START DATASET EXCERPT

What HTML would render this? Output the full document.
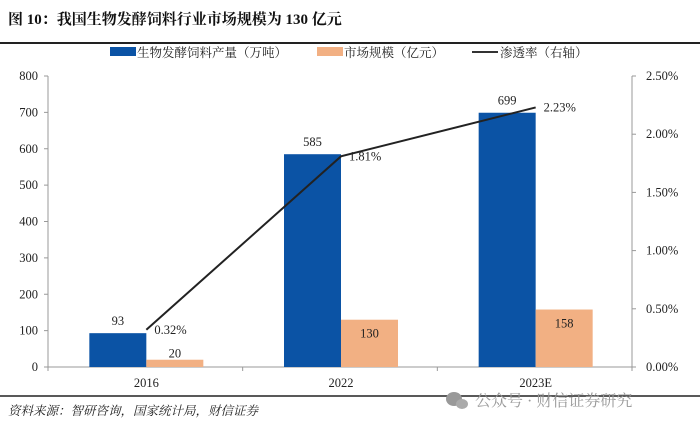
<!DOCTYPE html>
<html><head><meta charset="utf-8"><style>
body{margin:0;background:#fff;width:700px;height:428px;overflow:hidden}
svg text{font-family:"Liberation Serif","Noto Serif CJK SC",serif}
</style></head><body>
<svg width="700" height="428" xmlns="http://www.w3.org/2000/svg">
<text x="8" y="24" font-size="15" font-weight="bold" fill="#111">图 10：我国生物发酵饲料行业市场规模为 130 亿元</text>
<line x1="0" y1="43" x2="700" y2="43" stroke="#222" stroke-width="2"/>
<g font-size="12.5" fill="#222">
<rect x="110" y="47" width="26" height="9" fill="#0b53a5"/>
<text x="137" y="57" font-family="Noto Sans CJK SC,sans-serif">生物发酵饲料产量（万吨）</text>
<rect x="317" y="47" width="26" height="9" fill="#f2b083"/>
<text x="344" y="57" font-family="Noto Sans CJK SC,sans-serif">市场规模（亿元）</text>
<line x1="472" y1="52" x2="498" y2="52" stroke="#333" stroke-width="2"/>
<text x="500" y="57" font-family="Noto Sans CJK SC,sans-serif">渗透率（右轴）</text>
</g>
<g id="plot"></g>
<line x1="0" y1="396" x2="700" y2="396" stroke="#222" stroke-width="1.5"/>
<text x="8" y="415" font-size="12.5" font-style="italic" fill="#222" font-family="Noto Serif CJK SC,serif">资料来源：智研咨询，国家统计局，财信证券</text>
<g fill="#999">
<ellipse cx="454" cy="399" rx="8" ry="7"/>
<ellipse cx="462" cy="404" rx="6" ry="5" fill="#aaa"/>
<text x="475" y="406" font-size="16" font-family="Noto Sans CJK SC,sans-serif">公众号 · 财信证券研究</text>
</g>
</svg>
<script>
const categories=["2016","2022","2023E"];
const production=[93,585,699];
const market=[20,130,158];
const rate=[0.32,1.81,2.23];
const leftTicks=[0,100,200,300,400,500,600,700,800];
const rightTicks=[0,0.5,1,1.5,2,2.5];
const NS="http://www.w3.org/2000/svg";
const g=document.getElementById('plot');
const L=48,R=632,T=76,B=367;
const yL=v=>B-(v/800)*(B-T);
const yR=v=>B-(v/2.5)*(B-T);
const band=(R-L)/categories.length;
const xC=i=>L+band*(i+0.5)+1;
const bw=57;
function mk(tag,a,txt){const e=document.createElementNS(NS,tag);for(const k in a)e.setAttribute(k,a[k]);if(txt!==undefined)e.textContent=txt;g.appendChild(e);return e;}
let e;
e=mk('line',{x1:L,y1:T,x2:L,y2:B,stroke:'#999'});


e=mk('line',{x1:R,y1:T,x2:R,y2:B,stroke:'#999'});


e=mk('line',{x1:L,y1:B,x2:R,y2:B,stroke:'#999'});


leftTicks.forEach(v=>{
 e=mk('line',{x1:L-4,y1:yL(v),x2:L,y2:yL(v),stroke:'#999'});
 
 
 e=mk('text',{x:L-10,y:yL(v)+4,'text-anchor':'end','font-size':12.5,fill:'#222'},v);
 
 
});
rightTicks.forEach(v=>{
 e=mk('line',{x1:R,y1:yR(v),x2:R+4,y2:yR(v),stroke:'#999'});
 
 
 e=mk('text',{x:R+14,y:yR(v)+4,'font-size':12.5,fill:'#222'},v.toFixed(2)+'%');
 
 
});
for(let i=0;i<=categories.length;i++){
 e=mk('line',{x1:L+band*i,y1:B,x2:L+band*i,y2:B+4,stroke:'#999'});
 
 
}
categories.forEach((c,i)=>{
 const x=xC(i);
 e=mk('rect',{x:x-bw,y:yL(production[i]),width:bw,height:B-yL(production[i]),fill:'#0b53a5'});
 
 
 e=mk('rect',{x:x,y:yL(market[i]),width:bw,height:B-yL(market[i]),fill:'#f2b083'});
 
 
 e=mk('text',{x:x-bw/2,y:yL(production[i])-8,'text-anchor':'middle','font-size':12.5,fill:'#222'},production[i]);
 
 
 const inside=(B-yL(market[i]))>30;
 e=mk('text',{x:x+bw/2,y:inside?yL(market[i])+18:yL(market[i])-2,'text-anchor':'middle','font-size':12.5,fill:'#222'},market[i]);
 
 
 e=mk('text',{x:x,y:B+20,'text-anchor':'middle','font-size':12.5,fill:'#222'},c);
 
 
});
e=mk('polyline',{points:rate.map((v,i)=>xC(i)+','+yR(v)).join(' '),fill:'none',stroke:'#222','stroke-width':2});


rate.forEach((v,i)=>{
 e=mk('text',{x:xC(i)+8,y:yR(v)+4,'font-size':12.5,fill:'#222'},v.toFixed(2)+'%');
 
 
});
</script>
</body></html>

END DATASET EXCERPT

[AIM OF THE EXERCISE]: Tally the lines that hold the string "document" and state the total, nothing more.

[WRITTEN ANSWER]: 3